Pete Carroll hatte nach der Partie noch keine Details zur Schwere der Verletzungen für die Medienvertreter parat (besonders in Bezug auf die Knie von Brooks und Carson), erwähnte aber zusätzlich noch Center Ethan Pocic, der das Spiel mit einer Knieverletzung beendet habe. Im Laufe der Nacht gaben mehrere Reporter allerdings zumindest einmal vorsichtig Entwarnung: Carsons Verletzung sei nicht schwer. Erste Details gibt’s wohl frühestens am Montagabend deutscher Zeit.
Das Zitat:
„Russells Gehirn akzeptiert keinen anderen Ausgang als den Sieg.“ -Head Coach Pete Carroll über einen weiteren Game-Winning Drive seines Quarterbacks
Der Tweet:
Na, wer versteht die Anspielung?
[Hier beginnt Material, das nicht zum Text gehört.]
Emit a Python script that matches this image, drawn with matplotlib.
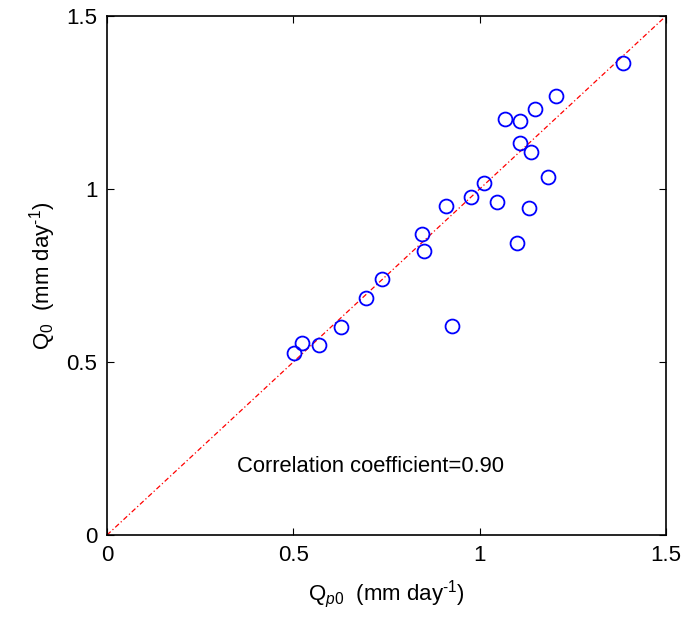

Irgendwie passt dieser Tweet zum Spiel von Wide Receiver DK Metcalf, denn nach seinem schon sicher geglaubten Touchdown wollten ihm ein paar Personen am Spielfeldrand der Seahawks gewiss den Kopf abreißen.
Now streaming. pic.twitter.com/G3RbN32Isd
— German Sea Hawkers (😷) (@SeaHawkersGER) September 27, 2020
Das Fazit:
Eigentlich nicht viel neues. Russell Wilson kocht. Tyler Lockett isst. Die Passverteidigung ist ein großes Problem. Der Pass Rush kommt zu selten zum gegnerischen Quarterback durch. Die Offense gewinnt weiterhin Spiele, die die Defense (diesmal mit DK Metcalfs freundlicher Unterstützung) zu verlieren droht. Lichtblicke gibt’s aber auch auf Seiten der Verteidigung: Alton Robinson, Shaquem Griffin und Ugo Amadi beispielsweise.
Die Seattle Seahawks haben auch ihr drittes Saisonspiel 2020 gewonnen, weil ihr Quarterback wie von einem anderen Stern spielt. Solange das so bleibt, ist das Team von Head Coach Pete Carroll Titelfavorit. Nur: Die Verletzungen häufen sich nach drei Spielen. Und die Fehlerquellen sind bislang nicht verschwunden. Trotz namhafter, teurer Verstärkungen ist die aktuelle Defensive sogar schlechter als die Gruppe von 2019. Nach den ersten zwei Spieltagen wollte man es auf Corona und die mangelnde Spielpraxis der Secondary in der jetzigen Konstellation schieben. Nach drei Spieltagen will man das geduldig und mit viel Wohlwollen zwar immer noch. Doch langsam dürfen die Fragen lauter werden, warum Carroll und sein Defensive Coordinator Ken Norton Jr. es nicht schaffen, aus auf dem Papier gutem Personal eine tatsächlich gute Defensive zu basteln.
Ausblick: In Week 4 gastieren die Seahawks am 4. Oktober um 19 Uhr bei den Miami Dolphins (1-2), die am frühen Freitagmorgen (Thursday Night Football) gegen die Jacksonville Jaguars ihren ersten Saisonsieg feierten.